The next lesson (Lesson 181: Q1 2027 Cert Intake Rehearsal Calendar Export from Lesson 172 Rubric JSON (2026)) exports the 172 rubric into ICS + governance README so Q1 2027 tabletop rooms are not double-booked in October 2026 planning decks. Lesson 180 keeps AI out of signer-visible text; Lesson 181 keeps calendar chaos out of intake week.

Continuity

Paired Unity guide chapter (next Guide-Create pass): Unity 6.6 LTS OpenXR governance red-team prompt exporter preflight — ScriptableObject template + frozen packet hash gate before any LLM call.
Lesson 179 — regional ingestion findings may feed red-team section_ref tags.
Lesson 178 — carve-back tickets should not be auto-closed by model suggestions.
Lesson 177 — dictionary columns in frozen packet must match migration phase.
Lesson 176 — promoted patches create new reply packet semver, never in-place hash rewrite.
Lesson 175 — red-team raw logs append to WORM prefix, not mutate archive rows.
Lesson 174 — signer ack on promoted blockers.
Lesson 172 — rubric JSON becomes Lesson 181 calendar source.
Lesson 171 — tuple freeze is the red-team entry gate.
Lesson 170 — FAQ field allow-list defines signer-visible boundary.

FAQ

Can we ban LLMs entirely and skip this lesson?
Yes for production annex authoring. You still need a written “no AI on signer fields” policy in intake packets—partners ask even when you do not run models.

Does red-team replace mock audit tabletop?
No.

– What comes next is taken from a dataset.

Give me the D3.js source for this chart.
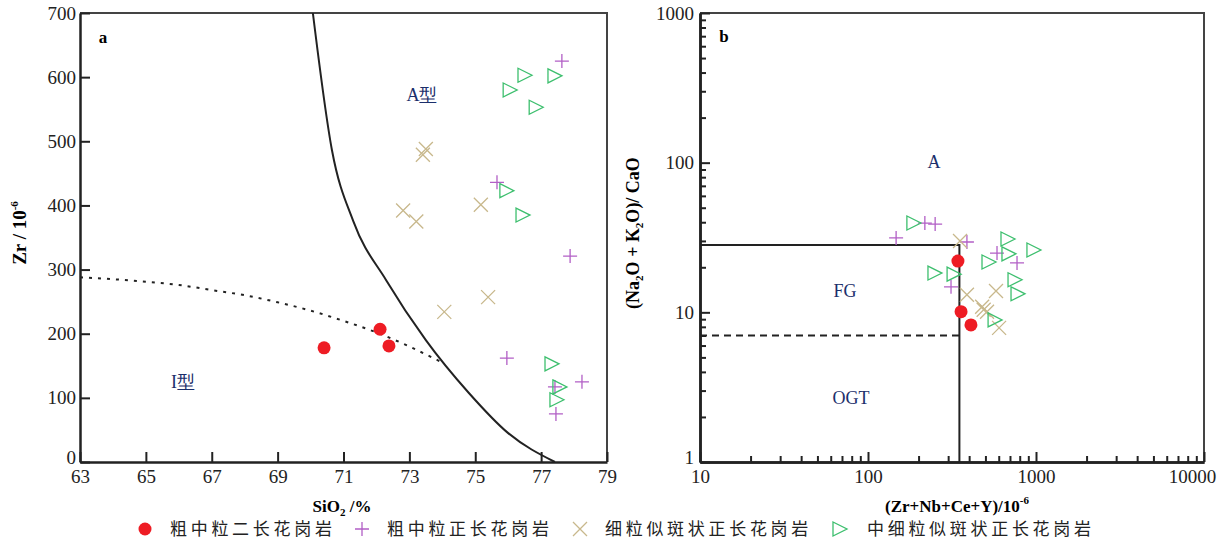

Lesson 172 tabletop stays human-scored; red-team is extra critique on frozen bytes before send.

Which model provider?
Any—log model_provider + model_id on the run row. Policy is process, not vendor.

Can deferred findings ship?
Yes if severity is minor/info only. Blocker/major pending_human keeps publish gate red.

Partners in 2026 do not fear LLMs—they fear unattested LLM edits on annexes they must sign. Red-team loudly, promote quietly, and keep every signer-visible byte behind a human thumbprint.